I can't stop
I just want to eat. And eat alot. Maybe it's becuase I lived off bagels and pretzels for a week before I came home? I dunno. I am like eating constantly throughout the day and now that my parents are on this health kick, I am like getting no carbs here! And I like my carbs.
So today wasn't so bad. I went to church. Not by choice.. always go when I am home. They did the whole money speil again for the homily. I really hate that. I always seem to go when they do that, or maybe they just do it all the time. I am really not sure.
I really need to get a hobby. I have been sitting around the house the past couple of days. Doing nothing. I'm not bored but I feel like a lazy ass. Soon enough I suppose I'll be doing stuff again I suppose. Family is coming tomorrow. School starts Monday. (didn't it just end?) I have really no desire to do anything. Not even with my friends. This sounds terrible but the only person I miss is T. I wish he would call me, I haven't talked to him all day. It feels weird. I miss him. I think knowing he is out of the state makes it worse. I've gone days without seeing him before.. but never a night without saying goodnight. Maybe that is it.

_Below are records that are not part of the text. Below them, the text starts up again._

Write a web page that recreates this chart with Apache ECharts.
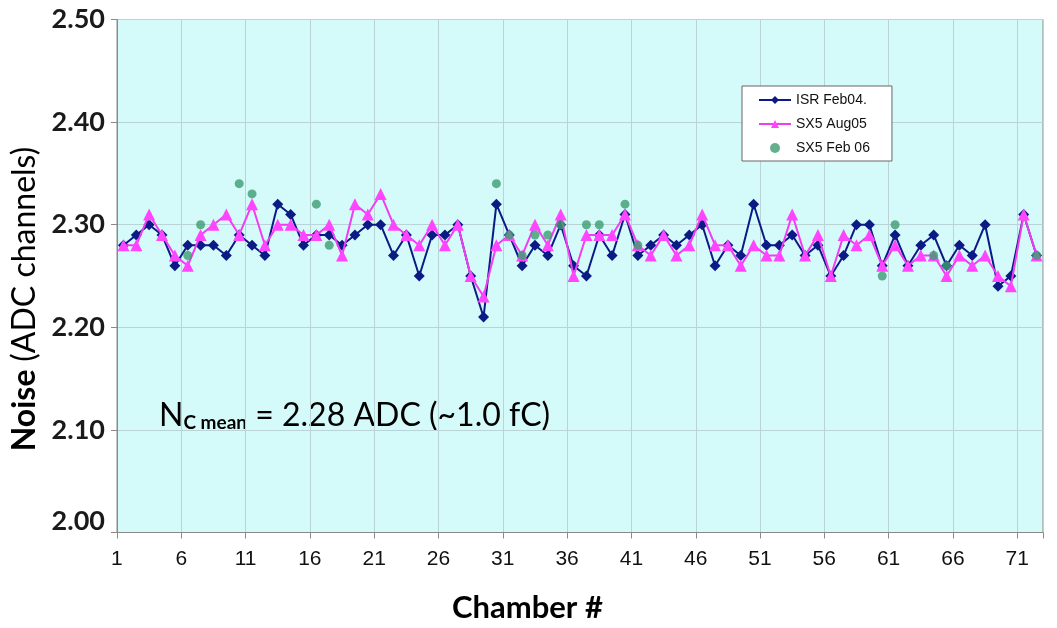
<!DOCTYPE html>
<html>
<head>
<meta charset="utf-8">
<script src="https://cdn.jsdelivr.net/npm/echarts@6/dist/echarts.min.js"></script>
<style>
  html, body { margin: 0; padding: 0; background: #ffffff; }
  #chart { width: 1057px; height: 628px; }
</style>
</head>
<body>
<div id="chart"></div>
<script>
// ---- data ----
const chambers = Array.from({ length: 72 }, (_, i) => String(i + 1));

const isrFeb04 = [
  2.28, 2.29, 2.30, 2.29, 2.26, 2.28, 2.28, 2.28, 2.27, 2.29,
  2.28, 2.27, 2.32, 2.31, 2.28, 2.29, 2.29, 2.28, 2.29, 2.30,
  2.30, 2.27, 2.29, 2.25, 2.29, 2.29, 2.30, 2.25, 2.21, 2.32,
  2.29, 2.26, 2.28, 2.27, 2.30, 2.26, 2.25, 2.29, 2.27, 2.31,
  2.27, 2.28, 2.29, 2.28, 2.29, 2.30, 2.26, 2.28, 2.27, 2.32,
  2.28, 2.28, 2.29, 2.27, 2.28, 2.25, 2.27, 2.30, 2.30, 2.26,
  2.29, 2.26, 2.28, 2.29, 2.26, 2.28, 2.27, 2.30, 2.24, 2.25,
  2.31, 2.27
];

const sx5Aug05 = [
  2.28, 2.28, 2.31, 2.29, 2.27, 2.26, 2.29, 2.30, 2.31, 2.29,
  2.32, 2.28, 2.30, 2.30, 2.29, 2.29, 2.30, 2.27, 2.32, 2.31,
  2.33, 2.30, 2.29, 2.28, 2.30, 2.28, 2.30, 2.25, 2.23, 2.28,
  2.29, 2.27, 2.30, 2.28, 2.31, 2.25, 2.29, 2.29, 2.29, 2.31,
  2.28, 2.27, 2.29, 2.27, 2.28, 2.31, 2.28, 2.28, 2.26, 2.28,
  2.27, 2.27, 2.31, 2.27, 2.29, 2.25, 2.29, 2.28, 2.29, 2.26,
  2.28, 2.26, 2.27, 2.27, 2.25, 2.27, 2.26, 2.27, 2.25, 2.24,
  2.31, 2.27
];

const sx5Feb06Chambers = [6, 7, 10, 11, 16, 17, 30, 31, 32, 33, 34, 35, 37, 38, 40, 41, 60, 61, 64, 65, 72];
const sx5Feb06Values   = [2.27, 2.30, 2.34, 2.33, 2.32, 2.28, 2.34, 2.29, 2.27, 2.29, 2.29, 2.30, 2.30, 2.30, 2.32, 2.28, 2.25, 2.30, 2.27, 2.26, 2.27];

const seriesNames = ['ISR Feb04.', 'SX5 Aug05', 'SX5 Feb 06'];
const yMin = 2.00, yMax = 2.50, yStep = 0.10;

// ---- chart ----
const chart = echarts.init(document.getElementById('chart'), null, { renderer: 'canvas' });

const tickFont = 'Lato, "Open Sans", "Liberation Sans", sans-serif';
const narrowFont = '"Liberation Sans Narrow", "Liberation Sans", Arial, sans-serif';

chart.setOption({
  animation: false,
  backgroundColor: '#ffffff',
  grid: {
    left: 117, top: 19.5, right: 14, bottom: 95.5,
    show: true,
    backgroundColor: '#d4fafa',
    borderColor: '#8a8a8a',
    borderWidth: 1
  },
  legend: {
    orient: 'vertical',
    left: 742, top: 86,
    data: seriesNames,
    backgroundColor: '#ffffff',
    borderColor: '#666666',
    borderWidth: 1,
    padding: [7, 22, 6, 16],
    itemWidth: 32, itemHeight: 10, itemGap: 10,
    textStyle: { fontFamily: '"Liberation Sans", Arial, sans-serif', fontSize: 14, color: '#111111' }
  },
  xAxis: {
    type: 'category',
    data: chambers,
    boundaryGap: true,
    axisLine: { show: true, lineStyle: { color: '#8a8a8a', width: 1 } },
    axisTick: { show: true, interval: 4, alignWithLabel: false, length: 6, lineStyle: { color: '#8a8a8a' } },
    axisLabel: {
      interval: 4, margin: 16,
      fontFamily: narrowFont, fontSize: 21, color: '#111111',
      padding: [0, 13, 0, 0]
    },
    splitLine: { show: true, interval: 4, lineStyle: { color: '#b9d3d6', width: 1 } }
  },
  yAxis: {
    type: 'value',
    min: yMin, max: yMax, interval: yStep,
    name: '{b|Noise }{r|(ADC channels)}',
    nameLocation: 'middle',
    nameRotate: 90,
    nameGap: 74,
    nameTextStyle: {
      padding: [0, 46, 0, 0],
      rich: {
        b: { fontFamily: tickFont, fontSize: 32, fontWeight: 'bold', color: '#000000' },
        r: { fontFamily: tickFont, fontSize: 32, color: '#000000' }
      }
    },
    axisLine: { show: true, lineStyle: { color: '#8a8a8a', width: 1 } },
    axisTick: { show: true, inside: false, length: 6, lineStyle: { color: '#8a8a8a' } },
    axisLabel: {
      margin: 12,
      fontFamily: tickFont, fontSize: 27, fontWeight: 'bold', color: '#1a1a1a',
      formatter: function (v) {
        return Math.abs(v - yMin) < 1e-9 ? '{low|' + v.toFixed(2) + '}' : v.toFixed(2);
      },
      rich: { low: { fontFamily: tickFont, fontSize: 27, fontWeight: 'bold', color: '#1a1a1a', padding: [0, 0, 22, 0] } }
    },
    splitLine: { show: true, lineStyle: { color: '#b9d3d6', width: 1 } }
  },
  graphic: [
    {
      type: 'text',
      left: 159, top: 389,
      style: {
        text: '{n|N}{s|C mean}{t| = 2.28 ADC (~1.0 fC)}',
        rich: {
          n: { fontFamily: tickFont, fontSize: 32, lineHeight: 32, color: '#000000', verticalAlign: 'top' },
          s: { fontFamily: tickFont, fontSize: 19, lineHeight: 19, fontWeight: 'bold', color: '#000000', padding: [24, 0, 0, 0], verticalAlign: 'bottom' },
          t: { fontFamily: tickFont, fontSize: 32, lineHeight: 32, color: '#000000', verticalAlign: 'top' }
        }
      }
    },
    {
      type: 'text',
      left: 452, top: 592,
      style: {
        text: 'Chamber #',
        fontFamily: tickFont, fontSize: 31, fontWeight: 'bold', fill: '#000000'
      }
    }
  ],
  series: [
    {
      name: seriesNames[0],
      type: 'line',
      data: isrFeb04,
      symbol: 'diamond',
      symbolSize: 11,
      showAllSymbol: true,
      lineStyle: { color: '#0c1a85', width: 2 },
      itemStyle: { color: '#0c1a85' },
      z: 2
    },
    {
      name: seriesNames[1],
      type: 'line',
      data: sx5Aug05,
      symbol: 'triangle',
      symbolSize: 12,
      showAllSymbol: true,
      lineStyle: { color: '#f23cf2', width: 2 },
      itemStyle: { color: '#ff45ff' },
      z: 3
    },
    {
      name: seriesNames[2],
      type: 'scatter',
      data: sx5Feb06Chambers.map((c, i) => [String(c), sx5Feb06Values[i]]),
      symbol: 'circle',
      symbolSize: 9,
      itemStyle: { color: '#3d9c72' },
      z: 4
    }
  ]
});
</script>
</body>
</html>
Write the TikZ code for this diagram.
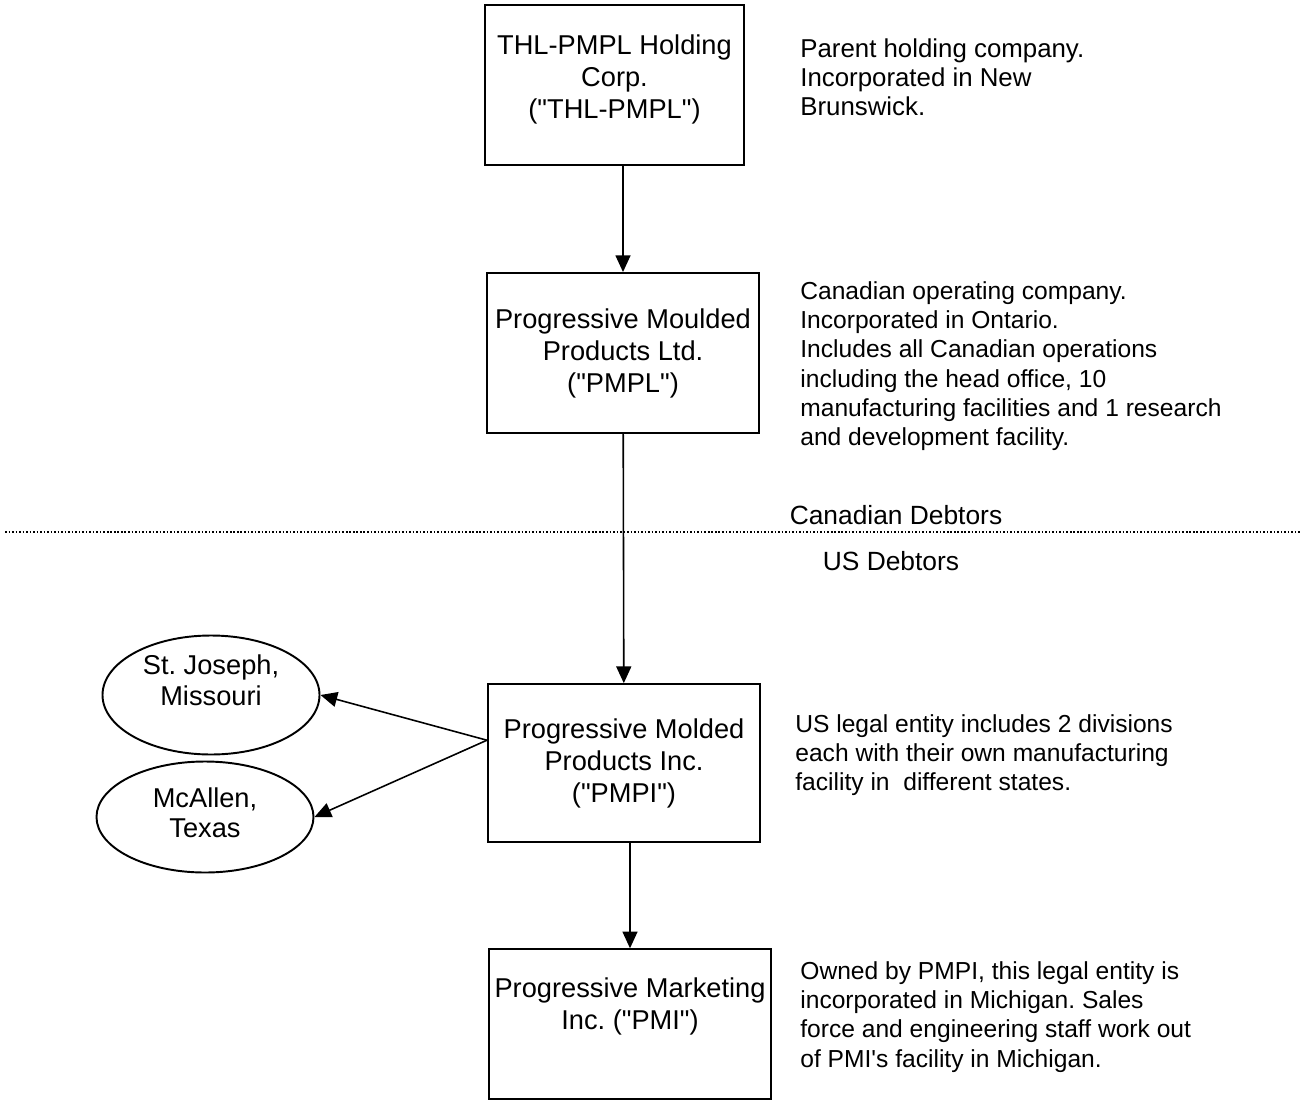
\documentclass[tikz,border=0pt]{standalone}
\usepackage{fontspec}
\setmainfont{Liberation Sans}[Ligatures=TeXOff]
\usetikzlibrary{positioning,arrows.meta,shapes.geometric}
\frenchspacing

\tikzset{
  entity/.style={draw, line width=1.2pt, align=center, inner sep=0pt,
    font=\fontsize{15.5}{18.2}\selectfont},
  division/.style={draw, ellipse, line width=1.1pt, align=center, inner sep=0pt,
    font=\fontsize{15.5}{17.5}\selectfont},
  note/.style={anchor=north west, align=left, inner sep=0pt,
    font=\fontsize{14}{16.7}\selectfont},
  owns/.style={-{Triangle[length=9.5pt,width=8.5pt]}, line width=0.9pt},
}

\begin{document}
\begin{tikzpicture}
	\useasboundingbox (0,0) rectangle (26.02,-22.06);

	% legal entities
	\node[entity, minimum width=5.18cm, minimum height=3.2cm, text depth=0.35cm] (thl) at (12.29,-1.70) {THL-PMPL Holding\\Corp.\\("THL-PMPL")};
	\node[entity, minimum width=5.44cm, minimum height=3.2cm, below=2.12cm of thl, xshift=0.17cm] (pmpl) {Progressive Moulded\\Products Ltd.\\("PMPL")};
	\node[entity, minimum width=5.44cm, minimum height=3.16cm, below=4.98cm of pmpl, xshift=0.02cm] (pmpi) {Progressive Molded\\Products Inc.\\("PMPI")};
	\node[entity, minimum width=5.64cm, minimum height=3.0cm, below=2.10cm of pmpi, xshift=0.12cm] (pmi) {Progressive Marketing\\Inc. ("PMI")\\\strut};

	% US divisions
	\node[division, minimum width=4.34cm, minimum height=2.38cm, text depth=0.6cm] (stjoe) at (4.22,-13.90) {St. Joseph,\\Missouri};
	\node[division, minimum width=4.34cm, minimum height=2.22cm, text depth=0.18cm] (mcallen) at (4.10,-16.34) {McAllen,\\Texas};

	% notes
	\node[note, font=\fontsize{14.7}{16.7}\selectfont] (thlnote) at (16.0,-0.76) {Parent holding company.\\Incorporated in New\\Brunswick.};
	\node[note] (pmplnote) at (16.0,-5.62) {Canadian operating company.\\Incorporated in Ontario.\\Includes all Canadian operations\\including the head office, 10\\manufacturing facilities and 1 research\\and development facility.};
	\node[note] (pmpinote) at (15.9,-14.28) {US legal entity includes 2 divisions\\each with their own manufacturing\\facility in\ \ different states.};
	\node[note] (pminote) at (16.0,-19.22) {Owned by PMPI, this legal entity is\\incorporated in Michigan. Sales\\force and engineering staff work out\\of PMI's facility in Michigan.};

	% debtor groups
	\coordinate (splitw) at (0.1,-10.64);
	\coordinate (splite) at (26.02,-10.64);
	\draw[line width=1.2pt, dash pattern=on 0.9pt off 1.1pt] (splitw) -- (splite);
	\node[font=\fontsize{15}{16.7}\selectfont] (cdn) at (17.92,-10.30) {Canadian Debtors};
	\node[font=\fontsize{15}{16.7}\selectfont] (us) at (17.82,-11.22) {US Debtors};

	\draw[owns] (thl.south -| pmpl.north) -- (pmpl.north);
	\draw[owns] (pmpl) -- (pmpi);
	\draw[owns] ([yshift=0.46cm]pmpi.west) -- (stjoe.east);
	\draw[owns] ([yshift=0.46cm]pmpi.west) -- (mcallen.east);
	\draw[owns] (pmpi.south -| pmi.north) -- (pmi.north);
\end{tikzpicture}
\end{document}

I wish I could be better for him. Problem free. I will only weigh him down, maybe one day he'll realize that. I hope not.
I'm so jealous of all these people I see. people with families with normal lives. With evry day problems that are physical and that can be solved. I looked at all these people today in church and was just wondering if I'd ever be able to be like that. Happy, living, not always worrying, not always thinking about things. Being able to just live one day at a time. I just don't understand how people dont think about those things. Maybe you can learn not to.